[START]

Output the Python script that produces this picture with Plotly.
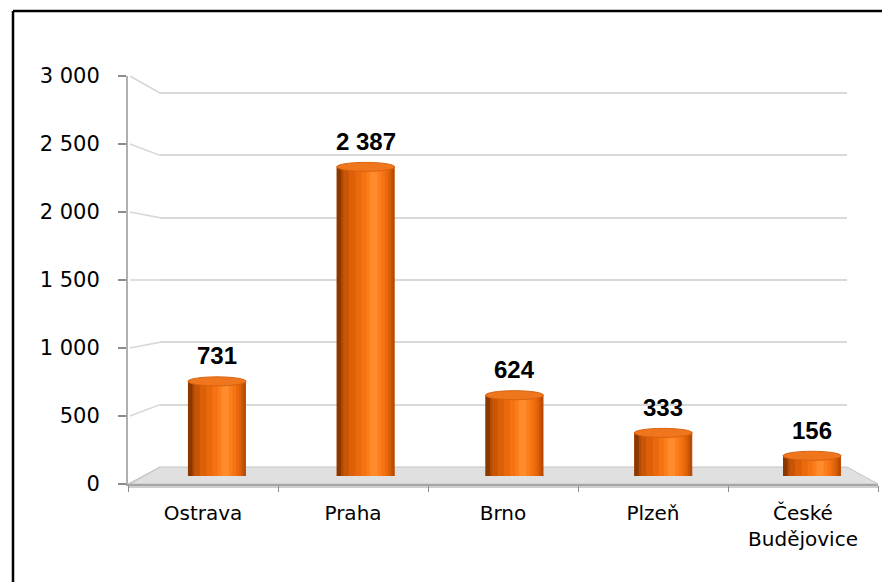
import plotly.graph_objects as go

# data
cities = ["Ostrava", "Praha", "Brno", "Plzeň", "České<br>Budějovice"]
values = [731, 2387, 624, 333, 156]
y_ticks = [0, 500, 1000, 1500, 2000, 2500, 3000]

W, H = 890, 582
OFF = 8  # page body margin


def fx(px):
    return (px - OFF) / W


def fy(py):
    return 1 - (py - OFF) / H


def ydomain(py0, py_top, lo, hi, vmax=3000):
    # paper domain so that value 0 sits at py0 and vmax at py_top, for range [lo, hi]
    k = (py0 - py_top) / vmax
    return [fy(py0 + (0 - lo) * k), fy(py0 - hi * k)]


# pixel geometry of the fake 3D box (screen pixels)
FRONT_L, FRONT_R, FRONT_Y0, FRONT_Y3000 = 128, 878, 484, 76
BACK_L, BACK_R, BACK_Y0, BACK_Y3000 = 160, 847, 467, 93
BAR_Y0, BAR_Y3000 = 476, 87.5
BAR_L, BAR_R = 142.6, 886.4
YMAX = 3000

fig = go.Figure()

# invisible helpers so the front axis and back wall subplots get drawn
fig.add_trace(go.Scatter(x=[0], y=[0], xaxis="x2", yaxis="y2", mode="markers",
                         marker=dict(opacity=0), hoverinfo="skip", showlegend=False))
fig.add_trace(go.Scatter(x=cities, y=[0] * len(cities), xaxis="x", yaxis="y", mode="markers",
                         marker=dict(opacity=0), hoverinfo="skip", showlegend=False))

# cylinder shading: overlaid strips (width, offset from centre, colour)
strips = [
    (0.39, -0.195, "#c04f04"),
    (0.36, -0.172, "#b44a03"),
    (0.33, -0.150, "#c85506"),
    (0.28, -0.115, "#db6008"),
    (0.22, -0.070, "#ea690c"),
    (0.16, -0.030, "#f57312"),
    (0.10, 0.005, "#fc7d1c"),
    (0.05, 0.030, "#ff8b2c"),
    (0.03, -0.195, "#8a3700"),
]
idx = list(range(len(values)))
for w, off, col in strips:
    fig.add_trace(go.Bar(x=idx, y=values, xaxis="x3", yaxis="y3",
                         width=w, offset=off, marker=dict(color=col, line_width=0),
                         hoverinfo="skip", showlegend=False))

shapes = []
# floor
shapes.append(dict(type="path", xref="paper", yref="paper", layer="below",
                   path=f"M {fx(FRONT_L)} {fy(FRONT_Y0)} L {fx(FRONT_R)} {fy(FRONT_Y0)} "
                        f"L {fx(BACK_R)} {fy(BACK_Y0)} L {fx(BACK_L)} {fy(BACK_Y0)} Z",
                   fillcolor="#e0e0e0", line=dict(color="#c4c4c4", width=1)))
shapes.append(dict(type="rect", xref="paper", yref="paper", layer="below",
                   x0=fx(FRONT_L), x1=fx(FRONT_R), y0=fy(FRONT_Y0 + 4), y1=fy(FRONT_Y0),
                   fillcolor="#cfcfcf", line_width=0))
# connectors from the front axis ticks to the back wall
for v in y_ticks[1:]:
    back_py = BACK_Y0 - v * (BACK_Y0 - BACK_Y3000) / YMAX
    v_front = (FRONT_Y0 - back_py) * YMAX / (FRONT_Y0 - FRONT_Y3000)
    shapes.append(dict(type="line", xref="paper", yref="y", layer="below",
                       x0=fx(FRONT_L + 2), y0=v, x1=fx(BACK_L), y1=v_front,
                       line=dict(color="#d6d6d6", width=1.5)))
shapes.append(dict(type="line", xref="paper", yref="paper", layer="below",
                   x0=fx(FRONT_L + 2), y0=fy(FRONT_Y0), x1=fx(BACK_L), y1=fy(BACK_Y0),
                   line=dict(color="#c4c4c4", width=1)))

# cylinder ends
eh = 4.5 * YMAX / (BAR_Y0 - BAR_Y3000)
for i, v in enumerate(values):
    shapes.append(dict(type="circle", xref="x3", yref="y3", layer="below",
                       x0=i - 0.195, x1=i + 0.195, y0=-eh, y1=eh,
                       fillcolor="#d05a06", line=dict(color="#b04a04", width=0.5)))
    shapes.append(dict(type="circle", xref="x3", yref="y3", layer="above",
                       x0=i - 0.195, x1=i + 0.195, y0=v - eh, y1=v + eh,
                       fillcolor="#f0761e", line=dict(color="#d8620e", width=1)))

# border of the chart area
shapes.append(dict(type="line", xref="paper", yref="paper", x0=fx(13), x1=fx(13),
                   y0=fy(11), y1=0, line=dict(color="black", width=2.5)))
shapes.append(dict(type="line", xref="paper", yref="paper", x0=fx(13), x1=1,
                   y0=fy(11), y1=fy(11), line=dict(color="black", width=2.5)))

annotations = []
for i, v in enumerate(values):
    annotations.append(dict(x=i, y=v, xref="x3", yref="y3", text=f"{v:,}".replace(",", " "),
                            showarrow=False, yanchor="bottom", yshift=10,
                            font=dict(family="Liberation Sans", size=24, color="black", weight="bold")))

fig.update_layout(
    width=W, height=H,
    margin=dict(l=0, r=0, t=0, b=0, autoexpand=False),
    paper_bgcolor="white",
    plot_bgcolor="rgba(0,0,0,0)",
    barmode="overlay",
    separators=", ",
    showlegend=False,
    font=dict(family="DejaVu Sans", color="black"),
    xaxis=dict(domain=[fx(FRONT_L), fx(FRONT_R)], anchor="y", type="category",
               range=[-0.5, len(cities) - 0.5], automargin=False,
               tickson="boundaries", ticks="outside", ticklen=6, tickcolor="#8c8c8c",
               showline=True, linecolor="#a6a6a6", linewidth=1.5, showgrid=False,
               tickfont=dict(size=20), ticklabelstandoff=10, fixedrange=True),
    yaxis=dict(domain=[fy(FRONT_Y0), fy(FRONT_Y3000)], anchor="x", range=[0, YMAX],
               automargin=False,
               tickvals=y_ticks, tickformat=",d", ticks="outside", ticklen=8,
               tickcolor="#8c8c8c", tickwidth=1.5, showline=True, linecolor="#b0b0b0",
               linewidth=2, showgrid=False, zeroline=False, tickfont=dict(size=21),
               ticklabelstandoff=14, fixedrange=True),
    xaxis2=dict(domain=[fx(BACK_L), fx(BACK_R)], anchor="y2", visible=False, range=[0, 1],
                automargin=False),
    yaxis2=dict(domain=ydomain(BACK_Y0, BACK_Y3000, -10, YMAX + 10), anchor="x2",
                range=[-10, YMAX + 10], automargin=False,
                tickvals=y_ticks[1:], showticklabels=False, ticks="", showline=False,
                showgrid=True, gridcolor="#d9d9d9", gridwidth=2, zeroline=False),
    xaxis3=dict(domain=[fx(BAR_L), fx(BAR_R)], anchor="y3", visible=False,
                range=[-0.5, len(values) - 0.5], automargin=False),
    yaxis3=dict(domain=[fy(BAR_Y0), fy(BAR_Y3000)], anchor="x3", visible=False,
                range=[0, YMAX], automargin=False),
    shapes=shapes,
    annotations=annotations,
)

fig.write_html("out.html")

[END]

◆ Task brief ◆
Give back exactly the lines from the first line of the data through the line with "y_ticks = [0, 500, 1000, 1500, 2000, 2500, 3000]", pictures excluded.

◆ Problem solution ◆
Output the Python script that produces this picture with Plotly.
import plotly.graph_objects as go

# data
cities = ["Ostrava", "Praha", "Brno", "Plzeň", "České<br>Budějovice"]
values = [731, 2387, 624, 333, 156]
y_ticks = [0, 500, 1000, 1500, 2000, 2500, 3000]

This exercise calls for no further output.